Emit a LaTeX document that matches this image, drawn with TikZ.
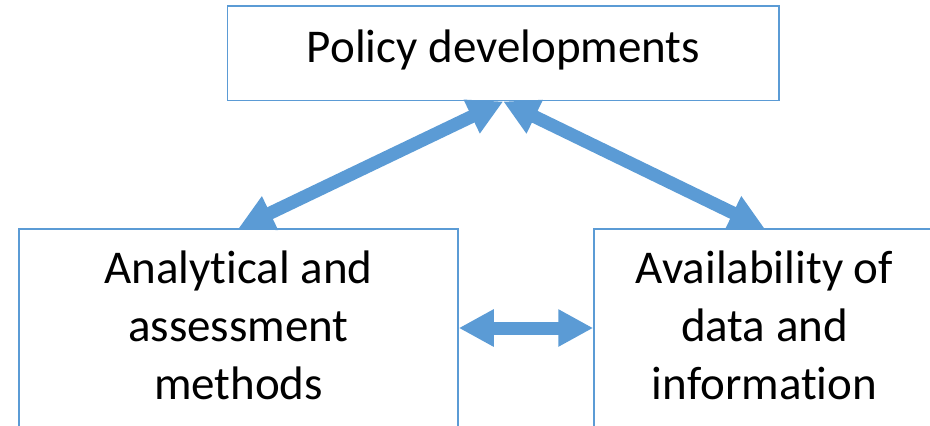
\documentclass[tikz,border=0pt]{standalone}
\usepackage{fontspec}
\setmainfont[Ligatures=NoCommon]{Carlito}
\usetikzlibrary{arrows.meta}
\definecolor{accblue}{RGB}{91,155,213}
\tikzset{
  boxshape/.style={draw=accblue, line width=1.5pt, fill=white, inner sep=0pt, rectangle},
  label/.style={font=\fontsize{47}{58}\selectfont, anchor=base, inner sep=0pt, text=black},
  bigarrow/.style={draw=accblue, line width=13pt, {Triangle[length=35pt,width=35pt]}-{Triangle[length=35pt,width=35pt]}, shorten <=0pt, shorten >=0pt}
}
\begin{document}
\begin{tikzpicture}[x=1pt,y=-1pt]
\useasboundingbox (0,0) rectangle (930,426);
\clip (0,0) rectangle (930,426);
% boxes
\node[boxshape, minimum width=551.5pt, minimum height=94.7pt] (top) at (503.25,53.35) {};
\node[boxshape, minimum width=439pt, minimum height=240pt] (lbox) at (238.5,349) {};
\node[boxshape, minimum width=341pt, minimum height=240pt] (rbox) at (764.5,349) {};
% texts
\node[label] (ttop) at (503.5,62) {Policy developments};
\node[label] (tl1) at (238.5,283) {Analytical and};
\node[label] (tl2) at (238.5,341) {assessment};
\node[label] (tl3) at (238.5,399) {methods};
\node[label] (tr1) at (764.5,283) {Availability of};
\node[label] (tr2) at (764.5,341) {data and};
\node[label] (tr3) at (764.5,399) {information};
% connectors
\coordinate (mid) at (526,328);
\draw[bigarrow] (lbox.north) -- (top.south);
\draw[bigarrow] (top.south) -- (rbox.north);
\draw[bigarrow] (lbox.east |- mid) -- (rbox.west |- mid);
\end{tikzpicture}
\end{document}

# # # # # # #

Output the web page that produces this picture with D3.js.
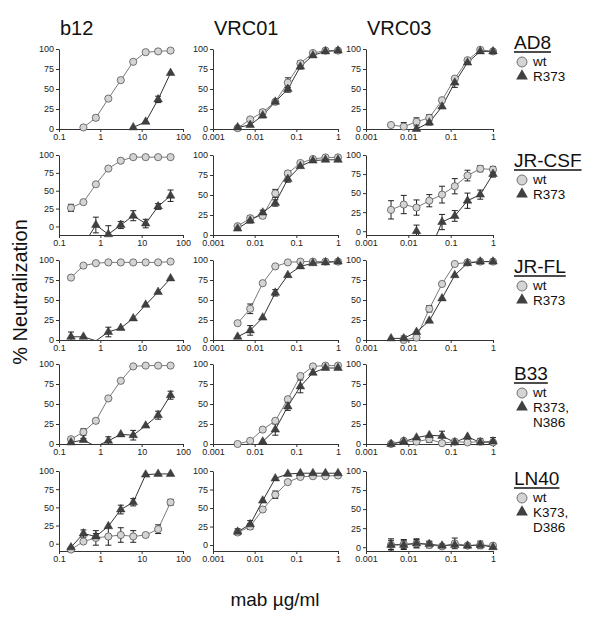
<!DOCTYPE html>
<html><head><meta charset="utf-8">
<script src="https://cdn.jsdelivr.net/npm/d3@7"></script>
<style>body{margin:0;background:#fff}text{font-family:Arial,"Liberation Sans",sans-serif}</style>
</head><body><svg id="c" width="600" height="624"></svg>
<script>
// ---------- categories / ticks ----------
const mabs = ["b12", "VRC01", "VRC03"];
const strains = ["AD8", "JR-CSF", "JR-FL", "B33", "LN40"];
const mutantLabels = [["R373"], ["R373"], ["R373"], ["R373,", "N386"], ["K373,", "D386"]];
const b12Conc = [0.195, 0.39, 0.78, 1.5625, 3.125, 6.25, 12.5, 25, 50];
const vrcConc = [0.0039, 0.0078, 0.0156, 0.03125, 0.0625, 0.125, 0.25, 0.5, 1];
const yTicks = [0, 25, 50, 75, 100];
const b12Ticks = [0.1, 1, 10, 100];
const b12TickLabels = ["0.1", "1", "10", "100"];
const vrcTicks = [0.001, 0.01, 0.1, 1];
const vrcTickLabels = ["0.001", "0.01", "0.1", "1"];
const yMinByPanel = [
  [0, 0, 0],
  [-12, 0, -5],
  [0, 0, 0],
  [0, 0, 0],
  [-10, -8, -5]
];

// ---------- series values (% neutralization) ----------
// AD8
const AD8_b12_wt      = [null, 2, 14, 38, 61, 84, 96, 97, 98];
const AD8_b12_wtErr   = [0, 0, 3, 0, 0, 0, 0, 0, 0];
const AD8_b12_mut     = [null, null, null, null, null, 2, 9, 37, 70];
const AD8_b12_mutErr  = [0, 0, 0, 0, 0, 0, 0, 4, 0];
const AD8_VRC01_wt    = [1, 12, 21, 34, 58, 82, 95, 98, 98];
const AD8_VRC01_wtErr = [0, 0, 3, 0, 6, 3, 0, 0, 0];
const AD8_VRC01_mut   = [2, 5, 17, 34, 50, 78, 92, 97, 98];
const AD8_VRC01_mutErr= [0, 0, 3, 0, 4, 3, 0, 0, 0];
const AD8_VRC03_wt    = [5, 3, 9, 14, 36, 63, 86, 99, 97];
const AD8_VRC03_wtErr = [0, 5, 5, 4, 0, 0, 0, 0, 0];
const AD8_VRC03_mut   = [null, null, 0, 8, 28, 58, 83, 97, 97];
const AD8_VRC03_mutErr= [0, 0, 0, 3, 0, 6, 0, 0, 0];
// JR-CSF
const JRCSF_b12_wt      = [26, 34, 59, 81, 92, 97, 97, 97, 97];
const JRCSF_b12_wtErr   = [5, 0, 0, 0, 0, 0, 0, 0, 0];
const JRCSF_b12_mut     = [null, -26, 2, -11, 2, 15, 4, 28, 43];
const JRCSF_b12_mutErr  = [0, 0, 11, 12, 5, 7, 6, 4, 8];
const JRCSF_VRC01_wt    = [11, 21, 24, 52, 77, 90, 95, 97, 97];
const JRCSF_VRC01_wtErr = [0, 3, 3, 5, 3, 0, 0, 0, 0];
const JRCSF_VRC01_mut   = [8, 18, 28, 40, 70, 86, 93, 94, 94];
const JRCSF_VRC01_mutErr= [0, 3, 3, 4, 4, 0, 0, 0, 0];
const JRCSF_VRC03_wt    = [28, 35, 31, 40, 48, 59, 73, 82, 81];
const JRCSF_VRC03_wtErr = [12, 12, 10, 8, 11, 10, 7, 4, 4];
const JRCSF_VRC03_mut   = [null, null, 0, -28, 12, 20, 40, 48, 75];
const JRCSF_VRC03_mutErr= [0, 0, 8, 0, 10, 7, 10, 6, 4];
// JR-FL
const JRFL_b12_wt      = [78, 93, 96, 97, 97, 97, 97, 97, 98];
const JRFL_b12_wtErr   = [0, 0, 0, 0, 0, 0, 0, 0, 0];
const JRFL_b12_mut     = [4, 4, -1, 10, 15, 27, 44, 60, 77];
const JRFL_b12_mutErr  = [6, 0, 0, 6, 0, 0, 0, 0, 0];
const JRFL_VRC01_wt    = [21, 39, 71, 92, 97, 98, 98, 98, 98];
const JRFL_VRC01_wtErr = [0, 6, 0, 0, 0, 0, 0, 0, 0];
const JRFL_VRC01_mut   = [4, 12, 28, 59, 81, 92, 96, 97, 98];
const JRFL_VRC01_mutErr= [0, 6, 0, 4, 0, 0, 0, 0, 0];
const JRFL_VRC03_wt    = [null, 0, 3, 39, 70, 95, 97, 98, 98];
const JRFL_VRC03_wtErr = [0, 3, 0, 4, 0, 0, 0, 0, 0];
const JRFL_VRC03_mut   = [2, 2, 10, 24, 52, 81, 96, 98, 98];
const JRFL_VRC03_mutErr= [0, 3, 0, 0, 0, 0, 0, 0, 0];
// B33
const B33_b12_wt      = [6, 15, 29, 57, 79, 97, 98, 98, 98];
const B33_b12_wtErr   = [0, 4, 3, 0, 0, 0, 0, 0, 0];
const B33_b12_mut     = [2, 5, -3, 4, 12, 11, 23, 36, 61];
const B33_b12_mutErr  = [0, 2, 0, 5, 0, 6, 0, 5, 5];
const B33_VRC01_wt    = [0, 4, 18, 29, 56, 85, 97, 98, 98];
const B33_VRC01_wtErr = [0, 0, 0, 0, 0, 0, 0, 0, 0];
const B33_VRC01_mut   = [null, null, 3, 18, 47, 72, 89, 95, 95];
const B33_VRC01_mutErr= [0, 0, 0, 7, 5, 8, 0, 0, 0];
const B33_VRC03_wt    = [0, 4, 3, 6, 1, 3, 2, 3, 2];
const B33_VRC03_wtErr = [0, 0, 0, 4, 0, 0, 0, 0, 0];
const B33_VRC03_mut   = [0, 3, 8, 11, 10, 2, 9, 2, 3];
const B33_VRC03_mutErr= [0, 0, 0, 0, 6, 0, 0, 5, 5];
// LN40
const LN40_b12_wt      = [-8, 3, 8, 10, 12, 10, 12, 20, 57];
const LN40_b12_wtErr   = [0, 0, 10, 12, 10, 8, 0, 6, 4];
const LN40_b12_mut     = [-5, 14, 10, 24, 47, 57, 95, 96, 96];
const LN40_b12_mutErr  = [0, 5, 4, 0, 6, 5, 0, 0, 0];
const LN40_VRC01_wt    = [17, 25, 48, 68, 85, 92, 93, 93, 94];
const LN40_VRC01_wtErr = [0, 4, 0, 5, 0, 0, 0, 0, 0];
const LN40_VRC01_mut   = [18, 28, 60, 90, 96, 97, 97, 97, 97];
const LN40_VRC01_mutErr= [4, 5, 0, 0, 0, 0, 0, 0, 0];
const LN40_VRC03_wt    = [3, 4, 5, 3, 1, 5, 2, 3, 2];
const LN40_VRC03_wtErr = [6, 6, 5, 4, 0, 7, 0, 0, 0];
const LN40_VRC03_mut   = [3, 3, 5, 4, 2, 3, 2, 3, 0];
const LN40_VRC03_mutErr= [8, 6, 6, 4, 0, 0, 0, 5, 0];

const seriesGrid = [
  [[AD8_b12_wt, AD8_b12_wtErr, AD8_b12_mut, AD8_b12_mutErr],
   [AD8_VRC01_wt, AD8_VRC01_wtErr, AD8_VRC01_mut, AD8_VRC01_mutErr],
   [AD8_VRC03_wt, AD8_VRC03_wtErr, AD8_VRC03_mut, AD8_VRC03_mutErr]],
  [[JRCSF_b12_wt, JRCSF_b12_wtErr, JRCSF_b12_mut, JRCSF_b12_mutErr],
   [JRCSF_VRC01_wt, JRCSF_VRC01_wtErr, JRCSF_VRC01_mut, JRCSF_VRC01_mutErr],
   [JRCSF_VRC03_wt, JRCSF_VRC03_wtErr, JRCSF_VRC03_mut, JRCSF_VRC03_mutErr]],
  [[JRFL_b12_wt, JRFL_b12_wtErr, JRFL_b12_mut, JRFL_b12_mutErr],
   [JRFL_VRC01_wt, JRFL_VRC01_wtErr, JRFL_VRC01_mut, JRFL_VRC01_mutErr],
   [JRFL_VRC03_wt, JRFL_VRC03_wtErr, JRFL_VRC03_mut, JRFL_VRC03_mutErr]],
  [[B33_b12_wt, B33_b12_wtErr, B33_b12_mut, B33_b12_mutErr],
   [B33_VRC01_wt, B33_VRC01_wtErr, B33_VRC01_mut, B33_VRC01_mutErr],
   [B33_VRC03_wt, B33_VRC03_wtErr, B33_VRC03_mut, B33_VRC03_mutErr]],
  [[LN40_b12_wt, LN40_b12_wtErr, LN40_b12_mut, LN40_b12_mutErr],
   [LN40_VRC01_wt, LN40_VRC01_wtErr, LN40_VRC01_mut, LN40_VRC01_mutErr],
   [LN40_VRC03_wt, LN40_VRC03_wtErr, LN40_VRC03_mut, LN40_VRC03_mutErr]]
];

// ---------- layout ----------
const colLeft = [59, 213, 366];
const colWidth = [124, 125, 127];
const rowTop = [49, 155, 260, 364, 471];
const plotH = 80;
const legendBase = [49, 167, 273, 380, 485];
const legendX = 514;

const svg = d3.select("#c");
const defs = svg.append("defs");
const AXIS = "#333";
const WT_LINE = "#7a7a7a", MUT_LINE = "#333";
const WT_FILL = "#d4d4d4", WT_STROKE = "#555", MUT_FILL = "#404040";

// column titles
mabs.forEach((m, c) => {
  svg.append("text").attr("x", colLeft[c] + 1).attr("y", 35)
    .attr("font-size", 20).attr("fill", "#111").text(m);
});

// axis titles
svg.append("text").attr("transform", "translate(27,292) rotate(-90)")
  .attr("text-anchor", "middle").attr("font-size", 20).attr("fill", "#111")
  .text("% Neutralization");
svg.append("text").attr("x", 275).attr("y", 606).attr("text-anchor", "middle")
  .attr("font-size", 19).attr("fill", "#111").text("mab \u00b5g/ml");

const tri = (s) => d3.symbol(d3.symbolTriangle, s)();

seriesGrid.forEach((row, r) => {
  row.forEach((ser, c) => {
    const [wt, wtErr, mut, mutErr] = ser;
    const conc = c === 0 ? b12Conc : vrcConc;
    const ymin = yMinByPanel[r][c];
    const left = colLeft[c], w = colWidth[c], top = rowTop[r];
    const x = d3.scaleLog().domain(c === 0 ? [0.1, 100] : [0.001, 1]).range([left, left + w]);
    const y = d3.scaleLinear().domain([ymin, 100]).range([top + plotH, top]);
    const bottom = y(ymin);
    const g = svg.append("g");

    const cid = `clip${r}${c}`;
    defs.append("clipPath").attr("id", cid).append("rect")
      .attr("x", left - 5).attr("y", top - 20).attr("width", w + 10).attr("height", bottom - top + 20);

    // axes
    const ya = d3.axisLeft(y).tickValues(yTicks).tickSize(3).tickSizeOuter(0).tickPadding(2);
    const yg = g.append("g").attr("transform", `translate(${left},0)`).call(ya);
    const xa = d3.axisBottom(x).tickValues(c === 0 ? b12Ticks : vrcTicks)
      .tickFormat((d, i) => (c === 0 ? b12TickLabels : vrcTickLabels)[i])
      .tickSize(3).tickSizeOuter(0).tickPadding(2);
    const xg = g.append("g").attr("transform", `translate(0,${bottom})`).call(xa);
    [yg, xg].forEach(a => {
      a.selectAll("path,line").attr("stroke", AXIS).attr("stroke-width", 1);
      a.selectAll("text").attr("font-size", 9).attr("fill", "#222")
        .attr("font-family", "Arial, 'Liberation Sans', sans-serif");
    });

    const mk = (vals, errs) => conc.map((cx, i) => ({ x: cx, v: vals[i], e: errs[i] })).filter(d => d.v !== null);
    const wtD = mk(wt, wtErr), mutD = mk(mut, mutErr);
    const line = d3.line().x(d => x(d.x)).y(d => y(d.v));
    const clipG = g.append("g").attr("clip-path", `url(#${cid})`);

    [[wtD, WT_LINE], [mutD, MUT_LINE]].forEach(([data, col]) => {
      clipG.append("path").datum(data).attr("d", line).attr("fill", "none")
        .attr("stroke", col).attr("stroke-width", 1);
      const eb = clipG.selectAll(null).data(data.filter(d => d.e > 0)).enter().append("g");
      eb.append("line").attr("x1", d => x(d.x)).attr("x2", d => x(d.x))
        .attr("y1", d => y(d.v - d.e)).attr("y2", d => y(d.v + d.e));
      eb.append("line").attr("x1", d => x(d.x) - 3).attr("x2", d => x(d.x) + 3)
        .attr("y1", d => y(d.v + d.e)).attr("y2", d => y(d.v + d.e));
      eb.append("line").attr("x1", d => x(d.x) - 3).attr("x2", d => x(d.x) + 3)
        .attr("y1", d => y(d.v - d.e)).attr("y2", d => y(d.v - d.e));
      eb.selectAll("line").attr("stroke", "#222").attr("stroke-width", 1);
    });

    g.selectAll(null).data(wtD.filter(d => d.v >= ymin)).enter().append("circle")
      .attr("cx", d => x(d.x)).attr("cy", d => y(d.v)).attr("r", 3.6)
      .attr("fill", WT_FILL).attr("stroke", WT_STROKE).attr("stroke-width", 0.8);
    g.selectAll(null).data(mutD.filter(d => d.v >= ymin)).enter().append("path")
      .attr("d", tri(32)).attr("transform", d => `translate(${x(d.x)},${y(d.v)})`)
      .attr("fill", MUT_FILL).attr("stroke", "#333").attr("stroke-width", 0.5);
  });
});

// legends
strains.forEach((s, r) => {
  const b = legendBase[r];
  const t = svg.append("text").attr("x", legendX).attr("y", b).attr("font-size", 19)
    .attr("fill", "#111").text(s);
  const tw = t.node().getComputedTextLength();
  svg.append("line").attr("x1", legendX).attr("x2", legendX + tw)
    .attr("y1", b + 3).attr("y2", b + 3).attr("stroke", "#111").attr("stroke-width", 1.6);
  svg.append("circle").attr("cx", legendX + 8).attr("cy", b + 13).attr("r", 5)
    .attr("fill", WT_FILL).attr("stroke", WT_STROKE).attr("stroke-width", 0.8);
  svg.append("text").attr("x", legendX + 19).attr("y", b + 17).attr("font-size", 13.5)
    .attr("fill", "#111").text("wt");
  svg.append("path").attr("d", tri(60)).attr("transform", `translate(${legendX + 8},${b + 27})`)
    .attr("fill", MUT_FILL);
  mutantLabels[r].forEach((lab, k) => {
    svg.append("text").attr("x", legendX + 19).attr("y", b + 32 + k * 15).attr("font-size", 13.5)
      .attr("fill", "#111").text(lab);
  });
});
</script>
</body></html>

# # # # # # #

• THE REQUEST
Pick out every line above that holds the word "this" and copy it.

• RIGHT ANSWER
Emit a LaTeX document that matches this image, drawn with TikZ.
Output the web page that produces this picture with D3.js.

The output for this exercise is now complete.